って褒めて、可愛がって、甘えさせてくれるお母さんが欲しい。私はその人に、無意識のうちに母親を投影して、精神的に近づきすぎてしまう。

でも、その人は私の母じゃないし、赤の他人、一個人。自由に発言したり、行動したりしているわけで。

すると私は、勝手な母親像をその人に求めて、怒り出す。

「あなたはそんなことする人じゃない」

「あなたはもっとこういう風にして!」

「あなたが悪い!私は正しい!」

こういう勝手な要望が、心の中に出てきてしまう。言わないけれど、心の中でずっと自分と議論している。私の母に相応しい、理想の人はこういう人だって、心の中でずっと熱弁している。でも言えないし、言ったら関係が壊れることも分かる。
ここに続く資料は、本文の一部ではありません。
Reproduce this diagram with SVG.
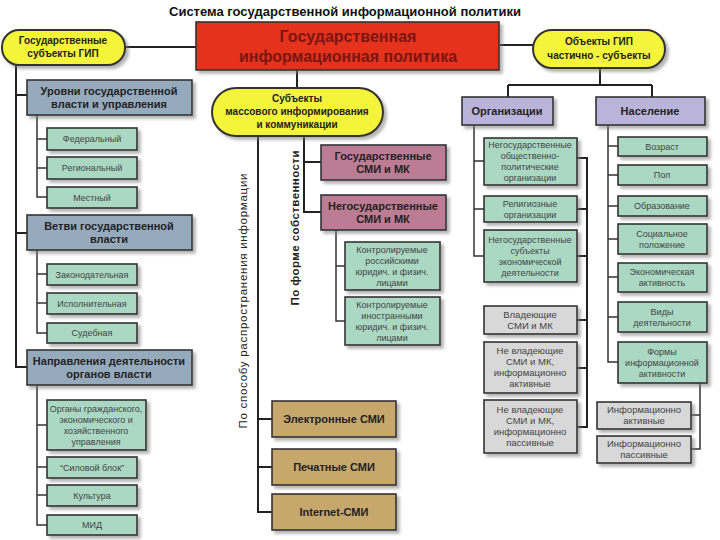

だからいつも、女性との関係、他人との距離感がうまくいかないんだって、少し分かったような気がしています。


この記事で書いた人は、紛れもなく自分の母をを投影しすぎていました。この記事に出てくる知代さんは、母によく似た性格で、誕生日も母と同じ日だった。もう、母のようにしか思えなかった。


親の愛に飢えた人は、それを違う誰かに求めようとします。


恋人や配偶者。

友達、そして子供。


私の母も、祖母に厳しく育てられ、体罰を受けて育っています。

母の場合、娘である私を母親として頼って生きていたんだろうなって、今なら分かります。

思春期の娘が親に八つ当たりしてキレるような、感情の爆発。

私はそれを受け入れて、母の望むように行動します。子供なので、そうするしかないというだけなんだけど。

誰しも、お母さんが欲しい。

無条件で受け入れてくれるお母さんが欲しいんです。私のように、実際に母は存在しているけど、母として頼れない人もいます。そして、すでに他界していて、頼る人がいない人もいます。元々、お母さんを知らない人もいます。

状況は違いますが、私はみんな同じくらい孤独だと思うのです。誰だってみんな、お母さんが恋しい。お父さんでもいいけど、やっぱりお母さんの愛情って格別なんです。生物学的にそうなっているような気がします。誰かに甘えたり、感情を露わにしたり、話を聞いてもらったりしたいんです。でも、それができない人が世の中には多すぎる。お母さんの愛が、全然足りていない。

お母さんの愛が足りない理由は、日本中のお母さんが苦しいから。しんどいから。虐待を防ぐって、果てしなく遠い道のりだって、突き付けられるような気がして、ニュースから目を覆いたくなる。


いつか、お母さんの愛がなくても、自分で歩けるようになりたい。お母さんが欲しいなんて、思わなくなりたい。

誰かに甘えて、思い切り泣ける人が、もっともっと増えたらいいのにな。